TASK TO CARRY OUT - Retype the data that follows line by line, exactly, and leave its pictures out.

------------------------------

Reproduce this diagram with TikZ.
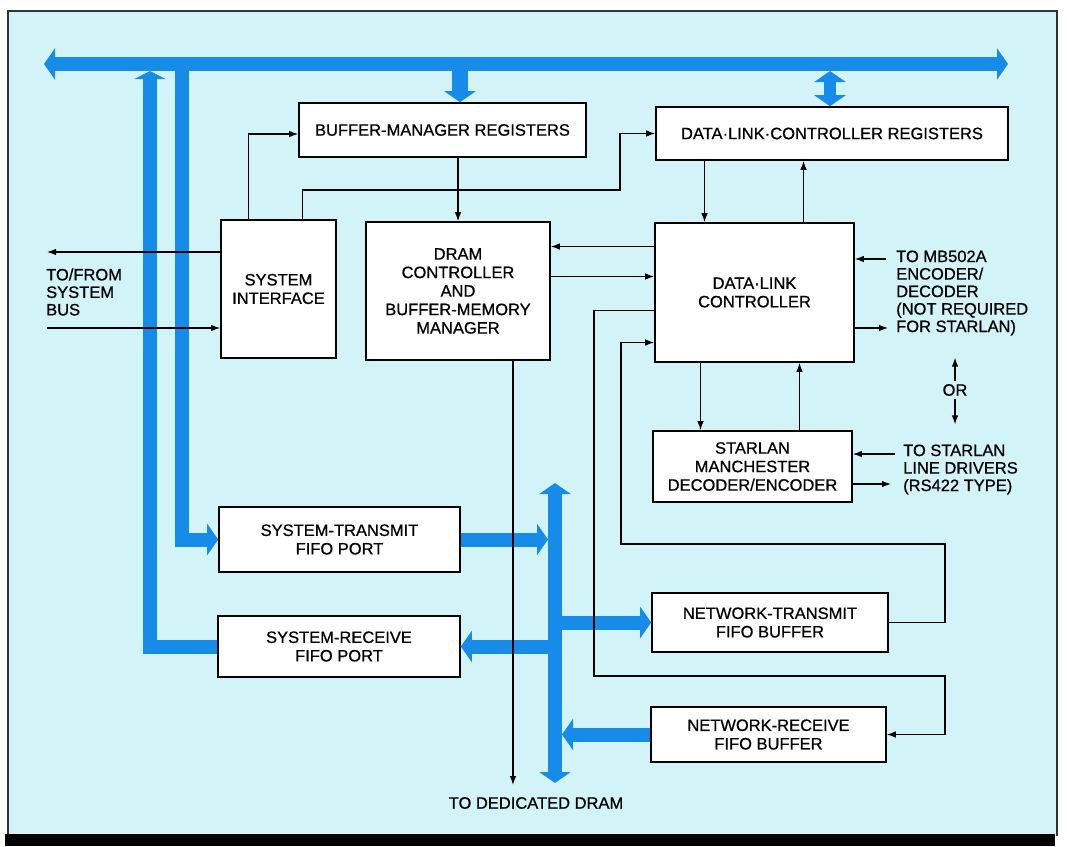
\documentclass[tikz,border=0pt]{standalone}
\usepackage{fontspec}
\setmainfont{Liberation Sans}[FakeBold=0.7]
\usetikzlibrary{arrows.meta}
\definecolor{bgcyan}{RGB}{210,243,248}
\definecolor{busblue}{RGB}{22,140,232}
\newcommand{\diagfont}{\fontsize{16.5}{18.5}\selectfont}
\newcommand{\notefont}{\fontsize{16.5}{17.5}\selectfont}
\begin{document}
\begin{tikzpicture}[x=1pt, y=-1pt,
    every node/.style={font=\diagfont},
    blk/.style={draw, fill=white, line width=1.6pt, inner sep=0pt, align=center},
    bus/.style={line width=14pt, draw=busblue, -{Triangle[length=11pt,width=31pt]}},
    busboth/.style={bus, {Triangle[length=11pt,width=31pt]}-{Triangle[length=11pt,width=31pt]}},
    wire/.style={line width=1.2pt, -{Latex[length=9pt,width=6.5pt]}},
    note/.style={align=left, inner sep=0pt, anchor=west, font=\notefont}]
    \useasboundingbox (0,0) rectangle (1067,846);
    \fill[white] (0,0) rectangle (1067,846);
    \fill[bgcyan] (8,11) rectangle (1057,836);
    \draw[line width=1.5pt, black!80] (8,836) -- (8,11) -- (1057,11) -- (1057,836);
    \fill[black] (5,834) rectangle (1055,846);

    \node[blk, minimum width=287pt, minimum height=54pt] (bmr) at (442.5,130) {BUFFER-MANAGER REGISTERS};
    \node[blk, minimum width=352pt, minimum height=53pt] (dlcr) at (832,133.5) {DATA·LINK·CONTROLLER REGISTERS};
    \node[blk, minimum width=115pt, minimum height=138pt] (si) at (278.5,289) {SYSTEM\\INTERFACE};
    \node[blk, minimum width=184pt, minimum height=138pt] (dram) at (458,291) {DRAM\\CONTROLLER\\AND\\BUFFER-MEMORY\\MANAGER};
    \node[blk, minimum width=199pt, minimum height=139pt] (dlc) at (754.5,292.5) {DATA·LINK\\CONTROLLER};
    \node[blk, minimum width=199pt, minimum height=71pt] (sm) at (752.5,466.5) {STARLAN\\MANCHESTER\\DECODER/ENCODER};
    \node[blk, minimum width=241pt, minimum height=65pt] (stx) at (339.5,539.5) {SYSTEM-TRANSMIT\\FIFO PORT};
    \node[blk, minimum width=242pt, minimum height=61pt] (srx) at (339,646.5) {SYSTEM-RECEIVE\\FIFO PORT};
    \node[blk, minimum width=236pt, minimum height=59pt] (ntx) at (770,622.5) {NETWORK-TRANSMIT\\FIFO BUFFER};
    \node[blk, minimum width=235pt, minimum height=55pt] (nrx) at (768.5,734.5) {NETWORK-RECEIVE\\FIFO BUFFER};

    \coordinate (busL) at (44,64);
    \coordinate (busR) at (1008,64);
    \draw[busboth] (busL) -- (busR);
    \coordinate (lbus) at (150,71);
    \draw[bus, -{Triangle[length=8pt,width=31pt]}] (srx.west) -| (lbus);
    \coordinate (rbus) at (182,64);
    \draw[bus] (rbus) |- (stx.west);
    \coordinate (bmrbus) at (460,64);
    \draw[bus, line width=16pt] (bmrbus) -- (bmrbus |- bmr.north);
    \coordinate (dlcrbus) at (830,71);
    \draw[busboth, line width=12pt] (dlcrbus) -- (dlcrbus |- dlcr.north);
    \coordinate (mbT) at (555,483);
    \coordinate (mbB) at (555,783);
    \draw[busboth] (mbT) -- (mbB);
    \draw[bus] (stx.east) -- ([xshift=-7pt]stx.east -| mbT);
    \draw[bus] ([xshift=7pt]srx.east -| mbT) -- (srx.east);
    \draw[bus] ([xshift=7pt]ntx.west -| mbT) -- (ntx.west);
    \draw[bus] (nrx.west) -- ([xshift=7pt]nrx.west -| mbT);

    \draw[wire] ([xshift=28pt]si.north west) |- ([yshift=-4pt]bmr.west);
    \coordinate (sibend) at (620,190);
    \draw[wire] ([xshift=82pt]si.north west) |- (sibend) |- (dlcr.west);
    \draw[wire] (bmr.south -| dram.north) -- (dram.north);
    \draw[wire] ([xshift=-50pt]dlc.north |- dlcr.south) -- ([xshift=-50pt]dlc.north);
    \draw[wire] ([xshift=49pt]dlc.north) -- ([xshift=49pt]dlc.north |- dlcr.south);
    \draw[wire] ([yshift=46pt]dlc.west) -- ([yshift=46pt]dlc.west -| dram.east);
    \draw[wire] ([yshift=16pt]dlc.west -| dram.east) -- ([yshift=16pt]dlc.west);
    \coordinate (nrA) at (594,676);
    \coordinate (nrB) at (945,676);
    \draw[wire] ([yshift=-18pt]dlc.west) -| (nrA) -- (nrB) |- (nrx.east);
    \coordinate (ntA) at (945,544);
    \coordinate (ntB) at (621,544);
    \draw[wire] (ntx.east) -| (ntA) -- (ntB) |- ([yshift=-50pt]dlc.west);
    \draw[wire] ([xshift=-52pt]sm.north |- dlc.south) -- ([xshift=-52pt]sm.north);
    \draw[wire] ([xshift=47pt]sm.north) -- ([xshift=47pt]sm.north |- dlc.south);
    \coordinate (dramend) at (513,785);
    \draw[wire] (dram.south -| dramend) -- (dramend);
    \node (dedram) at (536,803) {TO DEDICATED DRAM};

    \coordinate (sysout) at (47,252);
    \coordinate (sysin) at (47,328);
    \draw[wire] (si.west |- sysout) -- (sysout);
    \draw[wire] (sysin) -- (si.west |- sysin);
    \node[note] (sysbus) at (46,292) {TO/FROM\\SYSTEM\\BUS};

    \coordinate (mbin) at (886,259);
    \coordinate (mbout) at (888,328);
    \draw[wire] (mbin) -- (mbin -| dlc.east);
    \draw[wire] (mbout -| dlc.east) -- (mbout);
    \node[note] (mbnote) at (896,293) {TO MB502A\\ENCODER/\\DECODER\\(NOT REQUIRED\\FOR STARLAN)};
    \node (ornote) at (955,390) {OR};
    \draw[wire] (ornote.north) -- ++(0,-23);
    \draw[wire] (ornote.south) -- ++(0,25);
    \coordinate (slin) at (895,454);
    \coordinate (slout) at (891,484);
    \draw[wire] (slin) -- (slin -| sm.east);
    \draw[wire] (slout -| sm.east) -- (slout);
    \node[note] (slnote) at (903,469.5) {TO STARLAN\\LINE DRIVERS\\(RS422 TYPE)};
\end{tikzpicture}
\end{document}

------------------------------

EXERCISE RESPONSE -
Reproduce this diagram with TikZ.
\documentclass[tikz,border=0pt]{standalone}
\usepackage{fontspec}
\setmainfont{Liberation Sans}[FakeBold=0.7]
\usetikzlibrary{arrows.meta}
\definecolor{bgcyan}{RGB}{210,243,248}
\definecolor{busblue}{RGB}{22,140,232}
\newcommand{\diagfont}{\fontsize{16.5}{18.5}\selectfont}
\newcommand{\notefont}{\fontsize{16.5}{17.5}\selectfont}
\begin{document}
\begin{tikzpicture}[x=1pt, y=-1pt,
    every node/.style={font=\diagfont},
    blk/.style={draw, fill=white, line width=1.6pt, inner sep=0pt, align=center},
    bus/.style={line width=14pt, draw=busblue, -{Triangle[length=11pt,width=31pt]}},
    busboth/.style={bus, {Triangle[length=11pt,width=31pt]}-{Triangle[length=11pt,width=31pt]}},
    wire/.style={line width=1.2pt, -{Latex[length=9pt,width=6.5pt]}},
    note/.style={align=left, inner sep=0pt, anchor=west, font=\notefont}]
    \useasboundingbox (0,0) rectangle (1067,846);
    \fill[white] (0,0) rectangle (1067,846);
    \fill[bgcyan] (8,11) rectangle (1057,836);
    \draw[line width=1.5pt, black!80] (8,836) -- (8,11) -- (1057,11) -- (1057,836);
    \fill[black] (5,834) rectangle (1055,846);

    \node[blk, minimum width=287pt, minimum height=54pt] (bmr) at (442.5,130) {BUFFER-MANAGER REGISTERS};
    \node[blk, minimum width=352pt, minimum height=53pt] (dlcr) at (832,133.5) {DATA·LINK·CONTROLLER REGISTERS};
    \node[blk, minimum width=115pt, minimum height=138pt] (si) at (278.5,289) {SYSTEM\\INTERFACE};
    \node[blk, minimum width=184pt, minimum height=138pt] (dram) at (458,291) {DRAM\\CONTROLLER\\AND\\BUFFER-MEMORY\\MANAGER};
    \node[blk, minimum width=199pt, minimum height=139pt] (dlc) at (754.5,292.5) {DATA·LINK\\CONTROLLER};
    \node[blk, minimum width=199pt, minimum height=71pt] (sm) at (752.5,466.5) {STARLAN\\MANCHESTER\\DECODER/ENCODER};
    \node[blk, minimum width=241pt, minimum height=65pt] (stx) at (339.5,539.5) {SYSTEM-TRANSMIT\\FIFO PORT};
    \node[blk, minimum width=242pt, minimum height=61pt] (srx) at (339,646.5) {SYSTEM-RECEIVE\\FIFO PORT};
    \node[blk, minimum width=236pt, minimum height=59pt] (ntx) at (770,622.5) {NETWORK-TRANSMIT\\FIFO BUFFER};
    \node[blk, minimum width=235pt, minimum height=55pt] (nrx) at (768.5,734.5) {NETWORK-RECEIVE\\FIFO BUFFER};

    \coordinate (busL) at (44,64);
    \coordinate (busR) at (1008,64);
    \draw[busboth] (busL) -- (busR);
    \coordinate (lbus) at (150,71);
    \draw[bus, -{Triangle[length=8pt,width=31pt]}] (srx.west) -| (lbus);
    \coordinate (rbus) at (182,64);
    \draw[bus] (rbus) |- (stx.west);
    \coordinate (bmrbus) at (460,64);
    \draw[bus, line width=16pt] (bmrbus) -- (bmrbus |- bmr.north);
    \coordinate (dlcrbus) at (830,71);
    \draw[busboth, line width=12pt] (dlcrbus) -- (dlcrbus |- dlcr.north);
    \coordinate (mbT) at (555,483);
    \coordinate (mbB) at (555,783);
    \draw[busboth] (mbT) -- (mbB);
    \draw[bus] (stx.east) -- ([xshift=-7pt]stx.east -| mbT);
    \draw[bus] ([xshift=7pt]srx.east -| mbT) -- (srx.east);
    \draw[bus] ([xshift=7pt]ntx.west -| mbT) -- (ntx.west);
    \draw[bus] (nrx.west) -- ([xshift=7pt]nrx.west -| mbT);

    \draw[wire] ([xshift=28pt]si.north west) |- ([yshift=-4pt]bmr.west);
    \coordinate (sibend) at (620,190);
    \draw[wire] ([xshift=82pt]si.north west) |- (sibend) |- (dlcr.west);
    \draw[wire] (bmr.south -| dram.north) -- (dram.north);
    \draw[wire] ([xshift=-50pt]dlc.north |- dlcr.south) -- ([xshift=-50pt]dlc.north);
    \draw[wire] ([xshift=49pt]dlc.north) -- ([xshift=49pt]dlc.north |- dlcr.south);
    \draw[wire] ([yshift=46pt]dlc.west) -- ([yshift=46pt]dlc.west -| dram.east);
    \draw[wire] ([yshift=16pt]dlc.west -| dram.east) -- ([yshift=16pt]dlc.west);
    \coordinate (nrA) at (594,676);
    \coordinate (nrB) at (945,676);
    \draw[wire] ([yshift=-18pt]dlc.west) -| (nrA) -- (nrB) |- (nrx.east);
    \coordinate (ntA) at (945,544);
    \coordinate (ntB) at (621,544);
    \draw[wire] (ntx.east) -| (ntA) -- (ntB) |- ([yshift=-50pt]dlc.west);
    \draw[wire] ([xshift=-52pt]sm.north |- dlc.south) -- ([xshift=-52pt]sm.north);
    \draw[wire] ([xshift=47pt]sm.north) -- ([xshift=47pt]sm.north |- dlc.south);
    \coordinate (dramend) at (513,785);
    \draw[wire] (dram.south -| dramend) -- (dramend);
    \node (dedram) at (536,803) {TO DEDICATED DRAM};

    \coordinate (sysout) at (47,252);
    \coordinate (sysin) at (47,328);
    \draw[wire] (si.west |- sysout) -- (sysout);
    \draw[wire] (sysin) -- (si.west |- sysin);
    \node[note] (sysbus) at (46,292) {TO/FROM\\SYSTEM\\BUS};

    \coordinate (mbin) at (886,259);
    \coordinate (mbout) at (888,328);
    \draw[wire] (mbin) -- (mbin -| dlc.east);
    \draw[wire] (mbout -| dlc.east) -- (mbout);
    \node[note] (mbnote) at (896,293) {TO MB502A\\ENCODER/\\DECODER\\(NOT REQUIRED\\FOR STARLAN)};
    \node (ornote) at (955,390) {OR};
    \draw[wire] (ornote.north) -- ++(0,-23);
    \draw[wire] (ornote.south) -- ++(0,25);
    \coordinate (slin) at (895,454);
    \coordinate (slout) at (891,484);
    \draw[wire] (slin) -- (slin -| sm.east);
    \draw[wire] (slout -| sm.east) -- (slout);
    \node[note] (slnote) at (903,469.5) {TO STARLAN\\LINE DRIVERS\\(RS422 TYPE)};
\end{tikzpicture}
\end{document}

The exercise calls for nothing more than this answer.